LI property taxes highest in U.S.

Aerial views of Levittown homes in Nassau County,Nassau County is one of nine large counties across the United States where homeowners pay more than $10,000 a year in property taxes, a new report shows.

The average property tax bill in Nassau was $11,232 last year, one of the highest in the nation, national real estate information company Attom Data Solutions reported Thursday.

Nassau County has frozen property taxes for six of the last seven years and reduced the size of government, a spokeswoman for County Executive Edward Mangano said Thursday.

If other municipalities had followed Nassau’s lead, “collectively property taxes would be significantly less than they are today,” Mangano said in a statement.

The other counties where property taxes were higher than $10,000 were Rockland and Westchester counties in New York; Bergen, Essex, Morris and Union counties in New Jersey; Marin County, California; and Fairfield County, Connecticut.

Suffolk County was not far behind, with an average property tax bill of $9,333, according to the analysis by Attom Data Solutions, previously known as RealtyTrac.

In Suffolk County last year, 69 percent of property taxes went to schools, 17.4 percent to local governments and 11.3 percent to the county, including 9.3 percent to police.
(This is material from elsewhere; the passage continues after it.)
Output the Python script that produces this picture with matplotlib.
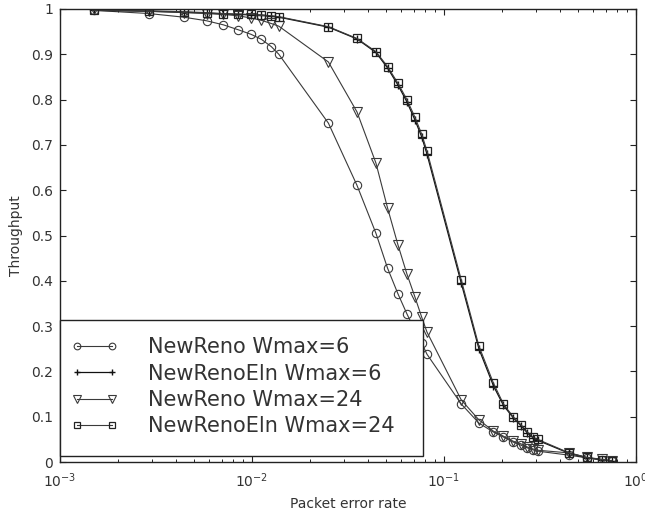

The county has stayed within the 2 percent property tax cap for six years, a county spokesman said.

Attom’s analysis included 84 million homes in 586 counties with a population of at least 100,000, and at least 10,000 single family homes, using data from county assessors’ offices.

Across the country, homeowners paid an average $3,296 in property taxes. Only 32 large counties had average tax bills of $7,000 or more.

The costs of government — including schools, police and municipal services — are higher on Long Island than across the nation as a whole, said Joe Moshé, broker-owner of Plainview-based Charles Rutenberg Realty.

“To a large degree our school systems are the best in the country, so you can’t compare our school systems to school systems in rural America,” Moshé said.

The disparity in tax bills was not due solely to Long Island’s higher-than-average home values. Homes here are also taxed at a higher percentage of their market value, the study found.

Homeowners paid an effective property tax rate of 1.91 percent on homes in Nassau, and 1.99 percent in Suffolk, Attom reported. By contrast, American homeowners as a whole paid an effective tax rate of 1.15 percent, according to the company.

The analysis calculated taxes as a percentage of homes’ market value by using a computer-generated estimate of property values.